WHAT YOU NEED TO DO:
Check every line of the entries below for the word "this", and copy the ones that have it.

(Records)
++++++++

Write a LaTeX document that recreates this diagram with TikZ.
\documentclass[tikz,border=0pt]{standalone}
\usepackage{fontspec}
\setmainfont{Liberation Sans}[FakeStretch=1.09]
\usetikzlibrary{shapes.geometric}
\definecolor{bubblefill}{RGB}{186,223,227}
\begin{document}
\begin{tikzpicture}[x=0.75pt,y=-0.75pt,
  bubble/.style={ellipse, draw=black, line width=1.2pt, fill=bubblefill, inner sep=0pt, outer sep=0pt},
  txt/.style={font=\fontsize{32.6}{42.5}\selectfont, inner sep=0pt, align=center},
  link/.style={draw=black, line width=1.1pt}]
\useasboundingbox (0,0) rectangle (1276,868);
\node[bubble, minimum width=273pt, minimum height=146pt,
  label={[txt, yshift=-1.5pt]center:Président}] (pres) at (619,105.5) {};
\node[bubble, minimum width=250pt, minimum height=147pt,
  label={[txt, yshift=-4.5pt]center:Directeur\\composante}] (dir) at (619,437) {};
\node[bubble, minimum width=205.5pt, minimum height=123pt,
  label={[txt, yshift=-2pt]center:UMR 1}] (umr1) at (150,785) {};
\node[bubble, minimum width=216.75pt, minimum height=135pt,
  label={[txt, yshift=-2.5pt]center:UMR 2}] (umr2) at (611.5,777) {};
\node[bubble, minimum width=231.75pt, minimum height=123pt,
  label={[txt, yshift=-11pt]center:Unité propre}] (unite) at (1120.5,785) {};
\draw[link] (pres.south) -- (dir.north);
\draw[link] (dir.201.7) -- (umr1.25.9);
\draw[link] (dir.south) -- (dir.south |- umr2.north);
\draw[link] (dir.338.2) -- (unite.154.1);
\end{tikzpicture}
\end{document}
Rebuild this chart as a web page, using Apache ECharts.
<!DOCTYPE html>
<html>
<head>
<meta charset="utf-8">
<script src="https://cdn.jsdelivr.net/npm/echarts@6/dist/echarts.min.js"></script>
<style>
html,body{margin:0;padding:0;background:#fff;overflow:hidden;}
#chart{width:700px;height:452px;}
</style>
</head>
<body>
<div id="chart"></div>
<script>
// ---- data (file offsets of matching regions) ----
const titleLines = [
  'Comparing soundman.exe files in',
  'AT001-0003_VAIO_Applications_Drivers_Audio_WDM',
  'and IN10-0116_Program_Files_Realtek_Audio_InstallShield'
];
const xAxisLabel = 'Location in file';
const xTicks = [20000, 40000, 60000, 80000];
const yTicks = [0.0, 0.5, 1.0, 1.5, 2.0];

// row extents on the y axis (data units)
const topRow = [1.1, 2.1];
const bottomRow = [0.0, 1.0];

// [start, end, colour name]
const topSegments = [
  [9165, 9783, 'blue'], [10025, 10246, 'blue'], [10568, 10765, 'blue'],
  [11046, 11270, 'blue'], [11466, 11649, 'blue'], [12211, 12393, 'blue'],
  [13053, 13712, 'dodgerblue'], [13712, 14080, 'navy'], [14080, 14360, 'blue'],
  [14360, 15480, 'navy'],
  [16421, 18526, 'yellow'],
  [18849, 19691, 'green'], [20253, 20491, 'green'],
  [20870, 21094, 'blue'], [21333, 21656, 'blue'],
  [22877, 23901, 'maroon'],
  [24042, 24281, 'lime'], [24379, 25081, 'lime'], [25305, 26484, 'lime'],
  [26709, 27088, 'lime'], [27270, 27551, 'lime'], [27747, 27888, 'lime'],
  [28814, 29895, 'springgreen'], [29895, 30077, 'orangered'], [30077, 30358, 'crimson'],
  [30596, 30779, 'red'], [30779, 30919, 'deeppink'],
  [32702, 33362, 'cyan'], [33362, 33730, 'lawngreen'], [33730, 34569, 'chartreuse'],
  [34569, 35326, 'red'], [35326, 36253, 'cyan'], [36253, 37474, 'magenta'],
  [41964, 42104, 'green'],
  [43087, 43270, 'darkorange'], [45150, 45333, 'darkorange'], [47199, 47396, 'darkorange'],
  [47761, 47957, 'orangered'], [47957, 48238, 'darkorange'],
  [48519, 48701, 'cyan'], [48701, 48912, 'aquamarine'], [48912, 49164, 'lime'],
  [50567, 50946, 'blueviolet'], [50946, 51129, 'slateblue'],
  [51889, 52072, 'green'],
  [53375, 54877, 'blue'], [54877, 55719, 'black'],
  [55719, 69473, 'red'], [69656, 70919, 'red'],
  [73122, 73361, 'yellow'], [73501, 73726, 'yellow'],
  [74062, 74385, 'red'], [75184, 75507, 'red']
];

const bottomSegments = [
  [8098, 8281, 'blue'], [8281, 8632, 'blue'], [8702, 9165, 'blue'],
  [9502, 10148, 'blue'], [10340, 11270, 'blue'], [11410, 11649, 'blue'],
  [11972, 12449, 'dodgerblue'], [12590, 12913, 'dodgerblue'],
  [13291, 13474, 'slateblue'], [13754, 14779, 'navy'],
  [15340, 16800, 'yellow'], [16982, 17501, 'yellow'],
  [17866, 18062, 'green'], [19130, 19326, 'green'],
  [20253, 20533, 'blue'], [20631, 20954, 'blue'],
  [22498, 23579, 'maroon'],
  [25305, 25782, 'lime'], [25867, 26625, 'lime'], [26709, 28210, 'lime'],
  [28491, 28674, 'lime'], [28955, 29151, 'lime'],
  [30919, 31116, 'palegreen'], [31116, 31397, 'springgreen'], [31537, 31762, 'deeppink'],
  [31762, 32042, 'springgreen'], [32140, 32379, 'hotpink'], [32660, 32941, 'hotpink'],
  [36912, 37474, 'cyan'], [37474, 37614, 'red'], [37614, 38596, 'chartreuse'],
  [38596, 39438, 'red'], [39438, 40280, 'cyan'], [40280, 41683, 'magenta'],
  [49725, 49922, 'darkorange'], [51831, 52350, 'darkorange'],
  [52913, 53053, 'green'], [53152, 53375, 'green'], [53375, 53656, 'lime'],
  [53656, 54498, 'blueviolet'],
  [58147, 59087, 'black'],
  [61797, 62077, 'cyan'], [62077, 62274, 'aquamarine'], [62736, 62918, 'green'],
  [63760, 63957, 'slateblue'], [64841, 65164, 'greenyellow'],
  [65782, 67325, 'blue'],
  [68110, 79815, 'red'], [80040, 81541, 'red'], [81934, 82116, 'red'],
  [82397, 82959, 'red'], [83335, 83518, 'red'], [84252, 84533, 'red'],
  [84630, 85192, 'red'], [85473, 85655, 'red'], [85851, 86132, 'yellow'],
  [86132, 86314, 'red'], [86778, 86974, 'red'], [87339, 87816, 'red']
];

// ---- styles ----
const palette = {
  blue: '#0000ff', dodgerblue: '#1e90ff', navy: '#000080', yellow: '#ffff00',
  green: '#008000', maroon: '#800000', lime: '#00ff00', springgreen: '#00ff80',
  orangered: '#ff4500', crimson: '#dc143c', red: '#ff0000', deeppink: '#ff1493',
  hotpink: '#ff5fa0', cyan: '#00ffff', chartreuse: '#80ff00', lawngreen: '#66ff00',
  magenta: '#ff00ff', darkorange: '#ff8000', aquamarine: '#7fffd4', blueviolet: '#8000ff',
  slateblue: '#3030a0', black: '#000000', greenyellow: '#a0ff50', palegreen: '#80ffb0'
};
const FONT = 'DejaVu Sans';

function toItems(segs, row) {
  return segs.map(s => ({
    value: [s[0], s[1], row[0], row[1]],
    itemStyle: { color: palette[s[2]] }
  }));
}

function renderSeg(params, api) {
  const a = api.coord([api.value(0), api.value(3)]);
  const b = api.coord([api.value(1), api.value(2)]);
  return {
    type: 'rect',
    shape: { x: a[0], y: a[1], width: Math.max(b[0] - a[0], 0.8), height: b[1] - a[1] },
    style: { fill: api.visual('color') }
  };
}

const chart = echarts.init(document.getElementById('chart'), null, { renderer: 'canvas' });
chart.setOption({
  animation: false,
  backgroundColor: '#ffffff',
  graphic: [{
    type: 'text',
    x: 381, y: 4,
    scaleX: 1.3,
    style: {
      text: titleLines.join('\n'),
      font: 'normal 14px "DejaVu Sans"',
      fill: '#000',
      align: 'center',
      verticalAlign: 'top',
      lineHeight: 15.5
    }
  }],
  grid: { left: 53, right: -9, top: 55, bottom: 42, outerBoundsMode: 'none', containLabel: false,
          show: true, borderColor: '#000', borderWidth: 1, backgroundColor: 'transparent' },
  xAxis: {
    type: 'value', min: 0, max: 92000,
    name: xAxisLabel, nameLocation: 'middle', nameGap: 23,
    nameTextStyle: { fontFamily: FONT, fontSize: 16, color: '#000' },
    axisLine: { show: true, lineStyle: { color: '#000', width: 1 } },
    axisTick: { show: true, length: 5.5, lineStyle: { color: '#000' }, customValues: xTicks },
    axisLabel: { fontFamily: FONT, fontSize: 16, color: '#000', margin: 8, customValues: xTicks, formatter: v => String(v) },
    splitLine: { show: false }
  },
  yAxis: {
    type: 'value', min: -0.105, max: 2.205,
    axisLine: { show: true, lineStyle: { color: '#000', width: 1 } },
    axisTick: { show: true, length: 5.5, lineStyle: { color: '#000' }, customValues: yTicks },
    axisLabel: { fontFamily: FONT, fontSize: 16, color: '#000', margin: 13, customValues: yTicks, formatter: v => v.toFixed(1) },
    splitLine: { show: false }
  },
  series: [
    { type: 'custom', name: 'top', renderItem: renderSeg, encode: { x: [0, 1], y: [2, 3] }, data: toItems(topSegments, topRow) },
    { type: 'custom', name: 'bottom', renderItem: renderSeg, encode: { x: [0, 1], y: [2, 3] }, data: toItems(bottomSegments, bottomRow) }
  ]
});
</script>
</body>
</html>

++++++++

CORRECT OUTPUT:
Write a LaTeX document that recreates this diagram with TikZ.
Rebuild this chart as a web page, using Apache ECharts.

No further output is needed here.